The merchant hydrogen supply module uses a cost-optimisation modelling framework called TIMES, a
technology-rich modelling platform developed and further improved by the ETSAP Technology Collaboration Programme of the IEA. The hydrogen module depicts various technology options to produce hydrogen and hydrogen derived fuels (ammonia, synthetic liquid hydrocarbon fuels, synthetic methane) in terms of existing capacities, conversion efficiencies, fuel costs, operating and maintenance costs, CO2 emissions as well as CO2 capture rates for fossil fuel based technologies and capital costs for new capacity additions. Electrolyser capital costs represent a weighted average of likely deployment shares of different electrolyser technologies, which future cost reductions being derived by component-wise learning curves. Capital costs for all technologies also include all balance-of-plant and engineering, procurement and construction (EPC) costs, which can represent a high share of total installed costs.

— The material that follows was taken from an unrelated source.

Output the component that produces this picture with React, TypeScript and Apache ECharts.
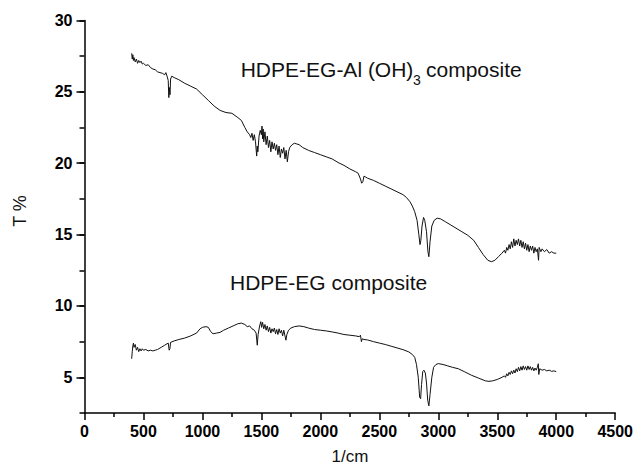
import React, { useEffect, useRef } from "react";
import * as echarts from "echarts";

// Wavenumbers (1/cm) and transmittance (T %)
const alWaveNumbers = [
  400, 405, 410, 415, 420, 430, 440, 450, 460, 470, 480, 490, 500, 520, 540, 560, 580, 600, 620, 640,
  660, 680, 690, 700, 710, 715, 720, 725, 730, 740, 760, 800, 850, 900, 950, 1000, 1050, 1100, 1150, 1200,
  1250, 1300, 1330, 1360, 1380, 1400, 1410, 1420, 1430, 1440, 1450, 1460, 1465, 1470, 1480, 1490, 1500, 1505, 1510, 1515,
  1520, 1530, 1540, 1550, 1560, 1570, 1580, 1590, 1600, 1610, 1620, 1630, 1640, 1650, 1660, 1670, 1680, 1690, 1700, 1710,
  1720, 1730, 1740, 1760, 1780, 1800, 1820, 1850, 1900, 1950, 2000, 2050, 2100, 2150, 2200, 2250, 2300, 2320, 2340, 2350,
  2360, 2370, 2380, 2400, 2450, 2500, 2550, 2600, 2650, 2700, 2730, 2760, 2780, 2800, 2820, 2835, 2845, 2852, 2862, 2875,
  2885, 2900, 2912, 2920, 2930, 2945, 2965, 2990, 3020, 3060, 3100, 3150, 3200, 3250, 3300, 3340, 3380, 3420, 3450, 3480,
  3510, 3540, 3560, 3570, 3580, 3590, 3600, 3610, 3620, 3630, 3640, 3650, 3660, 3670, 3680, 3690, 3700, 3710, 3720, 3730,
  3740, 3750, 3760, 3770, 3780, 3790, 3800, 3810, 3820, 3830, 3840, 3850, 3855, 3870, 3880, 3900, 3920, 3940, 3960, 3980,
  4000,
];
const alTransmittance = [
  27.7, 27.3, 27.6, 27.2, 27.4, 27.1, 27.3, 27.0, 27.2, 27.05, 27.15, 26.95, 27.0, 26.85, 26.9, 26.7, 26.6, 26.55, 26.4, 26.35,
  26.3, 26.2, 26.35, 26.1, 25.8, 24.6, 25.3, 24.8, 25.9, 26.1, 26.0, 25.85, 25.6, 25.4, 25.2, 24.8, 24.4, 24.0, 23.7, 23.55,
  23.5, 23.2, 23.0, 22.5, 22.2, 22.0, 21.8, 22.1, 21.6, 22.0, 21.5, 20.5, 21.2, 20.8, 21.9, 22.3, 22.0, 22.6, 21.7, 22.4,
  21.5, 22.2, 21.3, 21.9, 21.1, 21.6, 20.8, 21.5, 21.0, 21.4, 20.9, 21.3, 20.6, 21.2, 20.4, 21.0, 20.7, 21.1, 20.3, 20.9,
  20.1, 20.8, 21.1, 21.3, 21.4, 21.35, 21.3, 21.1, 20.9, 20.75, 20.6, 20.45, 20.3, 20.05, 19.85, 19.6, 19.4, 19.3, 18.9, 18.6,
  18.7, 19.1, 19.05, 18.95, 18.8, 18.6, 18.4, 18.2, 18.0, 17.8, 17.6, 17.3, 17.0, 16.6, 16.0, 15.0, 14.3, 14.6, 15.6, 16.2,
  16.0, 15.2, 13.8, 13.45, 14.5, 15.6, 16.0, 16.15, 16.1, 15.9, 15.7, 15.45, 15.2, 14.95, 14.6, 14.1, 13.6, 13.2, 13.1, 13.2,
  13.45, 13.7, 13.9, 13.7, 14.1, 13.9, 14.3, 14.0, 14.5, 14.1, 14.7, 14.2, 14.6, 14.3, 14.7, 14.2, 14.6, 14.1, 14.5, 14.0,
  14.4, 13.9, 14.3, 13.8, 14.2, 13.9, 14.2, 13.7, 14.1, 13.8, 14.0, 13.2, 14.1, 13.8, 14.0, 13.8, 13.95, 13.7, 13.8, 13.7,
  13.7,
];

const egWaveNumbers = [
  400, 405, 410, 415, 420, 430, 440, 450, 460, 470, 480, 490, 500, 520, 540, 560, 580, 600, 620, 650,
  680, 700, 710, 718, 724, 730, 760, 800, 850, 900, 950, 980, 1000, 1030, 1050, 1070, 1090, 1120, 1150, 1180,
  1220, 1260, 1300, 1330, 1360, 1380, 1400, 1420, 1440, 1455, 1465, 1472, 1485, 1495, 1502, 1510, 1520, 1530, 1540, 1550,
  1560, 1570, 1580, 1590, 1600, 1610, 1620, 1630, 1640, 1650, 1660, 1670, 1680, 1690, 1700, 1708, 1716, 1730, 1750, 1780,
  1820, 1860, 1900, 1950, 2000, 2050, 2100, 2150, 2200, 2250, 2300, 2330, 2340, 2348, 2355, 2370, 2400, 2450, 2500, 2550,
  2600, 2650, 2700, 2750, 2780, 2800, 2815, 2830, 2842, 2850, 2858, 2868, 2878, 2890, 2900, 2910, 2920, 2930, 2945, 2960,
  2980, 3000, 3040, 3080, 3120, 3170, 3220, 3280, 3340, 3400, 3430, 3460, 3500, 3540, 3560, 3570, 3580, 3590, 3600, 3610,
  3620, 3630, 3640, 3650, 3660, 3670, 3680, 3690, 3700, 3710, 3720, 3730, 3740, 3750, 3760, 3770, 3780, 3790, 3800, 3810,
  3820, 3830, 3840, 3848, 3852, 3860, 3880, 3900, 3920, 3940, 3960, 3980, 4000,
];
const egTransmittance = [
  6.3, 6.8, 7.2, 7.4, 7.1, 7.3, 6.9, 7.1, 6.8, 7.0, 6.85, 7.0, 6.9, 6.95, 6.85, 6.9, 6.85, 6.9, 6.95, 7.1,
  7.25, 7.35, 7.4, 6.9, 7.0, 7.45, 7.55, 7.65, 7.75, 7.9, 8.1, 8.4, 8.5, 8.55, 8.5, 8.2, 8.05, 8.1, 8.15, 8.3,
  8.45, 8.6, 8.75, 8.8, 8.7, 8.55, 8.6, 8.4, 8.3, 8.1, 7.25, 8.0, 8.6, 8.9, 8.5, 8.85, 8.4, 8.7, 8.3, 8.6,
  8.2, 8.5, 8.1, 8.4, 8.2, 8.45, 8.05, 8.35, 8.0, 8.4, 8.1, 8.3, 7.9, 8.3, 7.9, 7.6, 8.0, 8.3, 8.45, 8.55,
  8.6, 8.55, 8.45, 8.35, 8.3, 8.25, 8.18, 8.1, 8.0, 7.95, 7.9, 7.85, 7.95, 7.5, 7.7, 7.65, 7.62, 7.5, 7.4, 7.3,
  7.18, 7.06, 6.94, 6.78, 6.6, 6.4, 5.9, 5.0, 3.6, 3.5, 4.5, 5.4, 5.5, 5.3, 4.6, 3.4, 3.0, 3.8, 5.0, 5.7,
  5.9, 5.96, 5.9, 5.8, 5.7, 5.6, 5.4, 5.15, 4.95, 4.75, 4.72, 4.75, 4.85, 5.0, 5.1, 5.0, 5.25, 5.1, 5.35, 5.2,
  5.45, 5.25, 5.5, 5.3, 5.6, 5.4, 5.7, 5.45, 5.75, 5.5, 5.8, 5.55, 5.75, 5.5, 5.8, 5.55, 5.75, 5.5, 5.7, 5.45,
  5.65, 5.5, 5.7, 5.95, 5.2, 5.6, 5.5, 5.55, 5.45, 5.5, 5.42, 5.45, 5.4,
];

const yMajorTicks = [5, 10, 15, 20, 25, 30];

const FONT = "'Liberation Sans', Arial, sans-serif";

export default function App() {
  const ref = useRef<HTMLDivElement>(null);

  useEffect(() => {
    if (!ref.current) return;
    const chart = echarts.init(ref.current, undefined, { renderer: "svg" });

    const zip = (xs: number[], ys: number[]) => xs.map((x, i) => [x, ys[i]]);

    chart.setOption({
      animation: false,
      backgroundColor: "#ffffff",
      grid: { left: 84.5, right: 19, top: 20.5, bottom: 58, containLabel: false },
      xAxis: {
        type: "value",
        min: 0,
        max: 4500,
        interval: 500,
        axisLine: { show: true, lineStyle: { color: "#000", width: 1.5 } },
        axisTick: { show: true, inside: false, length: 7, lineStyle: { color: "#000", width: 1.5 } },
        minorTick: { show: true, splitNumber: 2, length: 4, lineStyle: { color: "#000", width: 1.5 } },
        splitLine: { show: false },
        minorSplitLine: { show: false },
        axisLabel: {
          color: "#000",
          fontSize: 16,
          fontWeight: "bold",
          fontFamily: FONT,
          margin: 10,
          formatter: (v: number) => String(v),
        },
      },
      yAxis: [
        {
          type: "value",
          min: 2.5,
          max: 30,
          interval: 2.5,
          position: "left",
          axisLine: { show: true, lineStyle: { color: "#000", width: 1.5 } },
          axisTick: { show: true, inside: false, length: 5, lineStyle: { color: "#000", width: 1.5 } },
          splitLine: { show: false },
          axisLabel: { show: false },
        },
        {
          type: "value",
          min: 2.5,
          max: 30,
          position: "left",
          axisLine: { show: false },
          axisTick: { show: true, inside: false, length: 8, customValues: yMajorTicks, lineStyle: { color: "#000", width: 1.5 } },
          splitLine: { show: false },
          axisLabel: {
            show: true,
            customValues: yMajorTicks,
            color: "#000",
            fontSize: 16,
            fontWeight: "bold",
            fontFamily: FONT,
            margin: 12,
          },
        },
      ],
      series: [
        {
          name: "HDPE-EG-Al (OH)3 composite",
          type: "line",
          yAxisIndex: 0,
          data: zip(alWaveNumbers, alTransmittance),
          showSymbol: false,
          symbol: "none",
          lineStyle: { color: "#111", width: 1 },
        },
        {
          name: "HDPE-EG composite",
          type: "line",
          yAxisIndex: 0,
          data: zip(egWaveNumbers, egTransmittance),
          showSymbol: false,
          symbol: "none",
          lineStyle: { color: "#111", width: 1 },
        },
      ],
      graphic: [
        {
          type: "text",
          left: 240.7,
          top: 59,
          style: { text: "HDPE-EG-Al (OH)", fontSize: 21, fontFamily: FONT, fill: "#111" },
        },
        {
          type: "text",
          left: 413,
          top: 73,
          style: { text: "3", fontSize: 14, fontFamily: FONT, fill: "#111" },
        },
        {
          type: "text",
          left: 426,
          top: 59,
          style: { text: "composite", fontSize: 21, fontFamily: FONT, fill: "#111" },
        },
        {
          type: "text",
          left: 230,
          top: 271.5,
          style: { text: "HDPE-EG composite", fontSize: 21, fontFamily: FONT, fill: "#111" },
        },
        {
          type: "text",
          x: 20,
          y: 211,
          rotation: Math.PI / 2,
          style: { text: "T %", fontSize: 18, fontFamily: FONT, fill: "#111", align: "center", verticalAlign: "middle" },
        },
        {
          type: "text",
          x: 350,
          y: 456,
          style: { text: "1/cm", fontSize: 17, fontFamily: FONT, fill: "#111", align: "center", verticalAlign: "middle" },
        },
      ],
    });

    return () => chart.dispose();
  }, []);

  return (
    <div
      ref={ref}
      style={{ position: "fixed", left: 0, top: 0, width: 636, height: 471, background: "#fff" }}
    />
  );
}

Based on demands for merchant hydrogen and hydrogen-derived fuels from the end-use sectors, electricity and heat generation sector, refineries and biofuel production, the hydrogen supply module determines a least-cost technology mix to cover these demands. Besides these demands and the technical and economic characteristics of technologies, the module takes into account announced hydrogen production or trade projects (using for example the IEA’s Hydrogen Project Database) as well as policy constraints, such as CO2 prices or hydrogen deployment targets.